JP Morgan Asset Management has added four currency-hedged versions to two of its smart beta ETFs. The new additions are part of its three-year plan of rolling out 50 ETFs.
The banking giant launched the two previous alternative beta ETFs back in November 2017, as a way of breaking into the European ETF market. The four new ETFs include both a sterling and a euro share class for the JPM Equity Long-Short UCITS ETF and the JPM Managed Futures UCITS ETF. The sterling-hedged versions will be listed on the London stock exchange and the euro-hedged version will be listed on the Deutsche Boerse Xetra and Borsa Italiana.
The new ETFs are using advanced factor-based investing techniques to provide similar returns to hedge fund strategies. The hedged and unhedged share classes will have the same expense ratios, with the managed futures and equity long-short charging 0.57% and 0.67% respectively.

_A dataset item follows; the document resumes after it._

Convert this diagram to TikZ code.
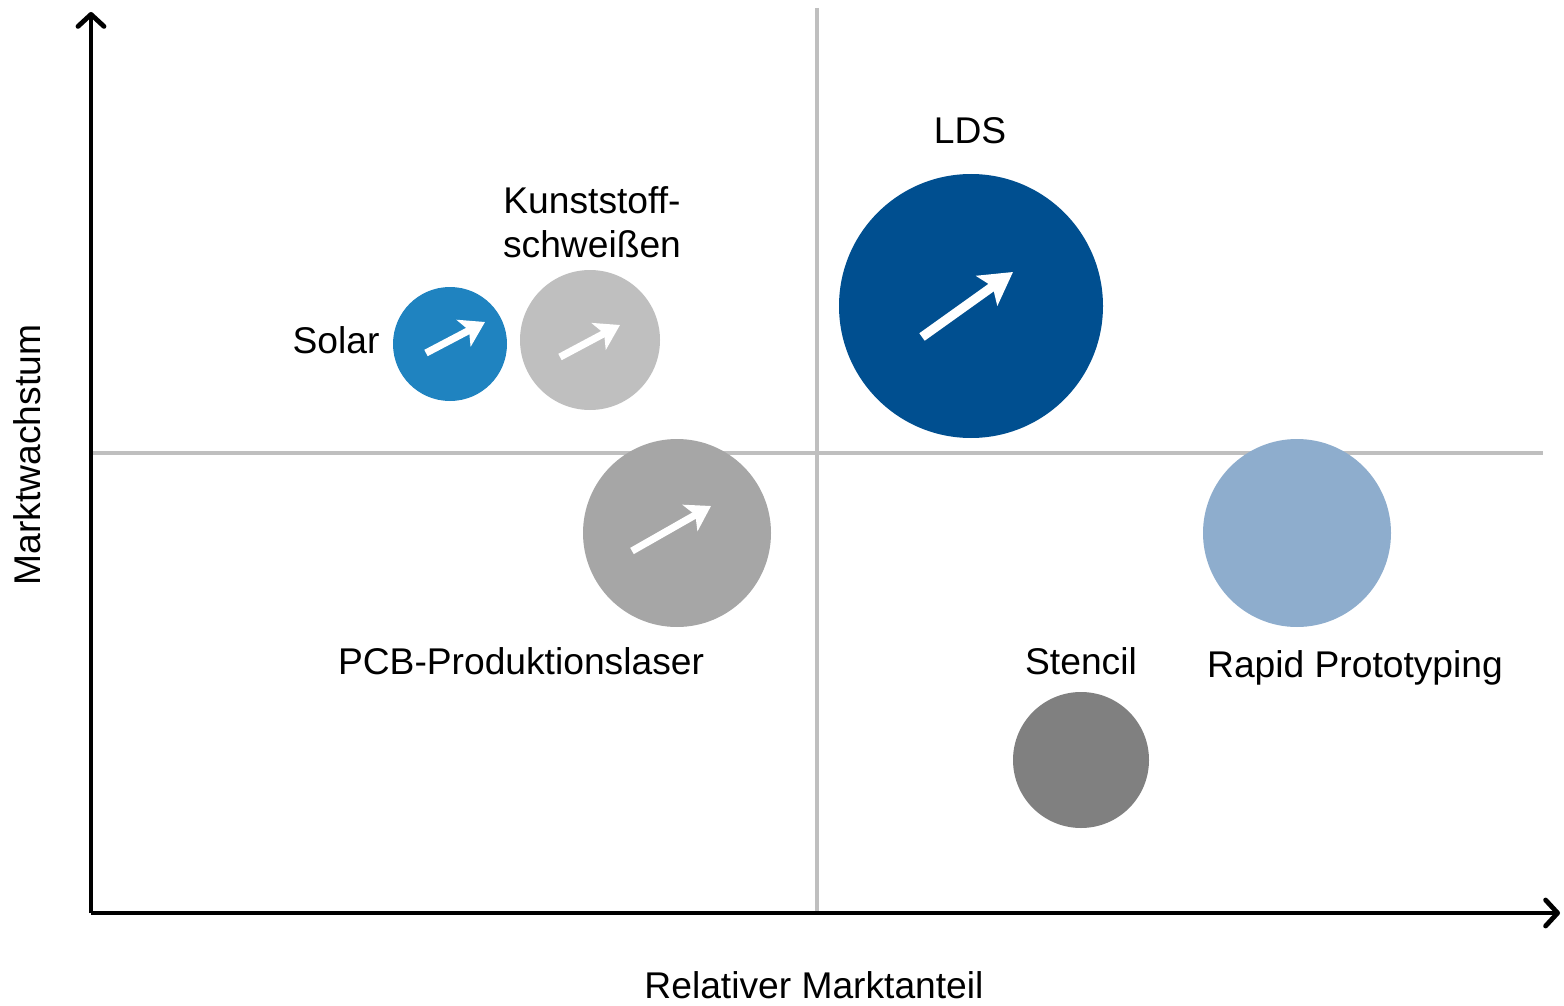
\documentclass[tikz,border=0pt]{standalone}
\usepackage{fontspec}
\setmainfont{Liberation Sans}
\usetikzlibrary{arrows.meta}
\definecolor{solarc}{RGB}{31,131,192}
\definecolor{kunstc}{RGB}{191,191,191}
\definecolor{ldsc}{RGB}{0,79,144}
\definecolor{pcbc}{RGB}{166,166,166}
\definecolor{rapidc}{RGB}{142,173,205}
\definecolor{stencilc}{RGB}{128,128,128}
\definecolor{gridc}{RGB}{191,191,191}
\tikzset{
  axis/.style={line width=2pt, -{Straight Barb[length=6pt,width=13pt,line width=2.4pt,round]}},
  quad/.style={draw=gridc, line width=2pt},
  bubble/.style={circle, inner sep=0pt, draw=none},
  lbl/.style={font=\fontsize{18.6}{22}\selectfont, inner sep=0pt, align=center},
  trend/.style={draw=white, line width=3.6pt, -{Stealth[length=12pt,width=15pt,inset=3pt]}},
  bigtrend/.style={draw=white, line width=4.6pt, -{Stealth[length=16pt,width=18pt,inset=3.5pt]}}
}
\begin{document}
\begin{tikzpicture}[x=0.5pt,y=-0.5pt]
\useasboundingbox (0,0) rectangle (1564,1006);
% quadrant lines
\coordinate (vt) at (817,8);
\coordinate (vb) at (817,913);
\coordinate (hl) at (91,453);
\coordinate (hr) at (1543,453);
\draw[quad] (vt) -- (vb);
\draw[quad] (hl) -- (hr);
% axes
\coordinate (o) at (91,913);
\coordinate (ytop) at (91,12);
\coordinate (xend) at (1560,913);
\draw[axis] (o) -- (ytop);
\draw[axis] (o) -- (xend);
% bubbles
\node[bubble, fill=solarc, minimum size=57pt] (solar) at (450,344) {};
\node[bubble, fill=kunstc, minimum size=70pt] (kunst) at (590,340) {};
\node[bubble, fill=ldsc, minimum size=132pt] (lds) at (971,306) {};
\node[bubble, fill=pcbc, minimum size=94pt] (pcb) at (677,533) {};
\node[bubble, fill=rapidc, minimum size=94pt] (rapid) at (1297,533) {};
\node[bubble, fill=stencilc, minimum size=68pt] (stencil) at (1081,760) {};
% trend arrows
\coordinate (s1) at (426,353); \coordinate (s2) at (485,322);
\coordinate (k1) at (560,357); \coordinate (k2) at (620,325);
\coordinate (l1) at (922,337); \coordinate (l2) at (1013,272);
\coordinate (p1) at (632,551); \coordinate (p2) at (711,506);
\draw[trend] (s1) -- (s2);
\draw[trend] (k1) -- (k2);
\draw[bigtrend] (l1) -- (l2);
\draw[trend] (p1) -- (p2);
% labels
\node[lbl] (tlds) at (970,131) {LDS};
\node[lbl] (tkunst) at (592,222) {Kunststoff-\\schweißen};
\node[lbl] (tsolar) at (336,340) {Solar};
\node[lbl] (tpcb) at (521,661) {PCB-Produktionslaser};
\node[lbl] (tstencil) at (1081,661) {Stencil};
\node[lbl] (trapid) at (1355,668) {Rapid Prototyping};
\node[lbl] (txaxis) at (814,985) {Relativer Marktanteil};
\node[lbl, rotate=90] (tyaxis) at (27,455) {Marktwachstum};
\end{tikzpicture}
\end{document}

Bryon Lake, international head of ETFs at JPMAM, said the new ETFs were created to meet client demand for professionally managed currency risk as they invest across the UK and continental Europe.
“Currency hedging can help investors mitigate the impact of foreign exchange movements on their investment returns. Having access to home currencies, via these currency-hedged share classes, should help clients meet both their operational and/or legal requirements,” he said.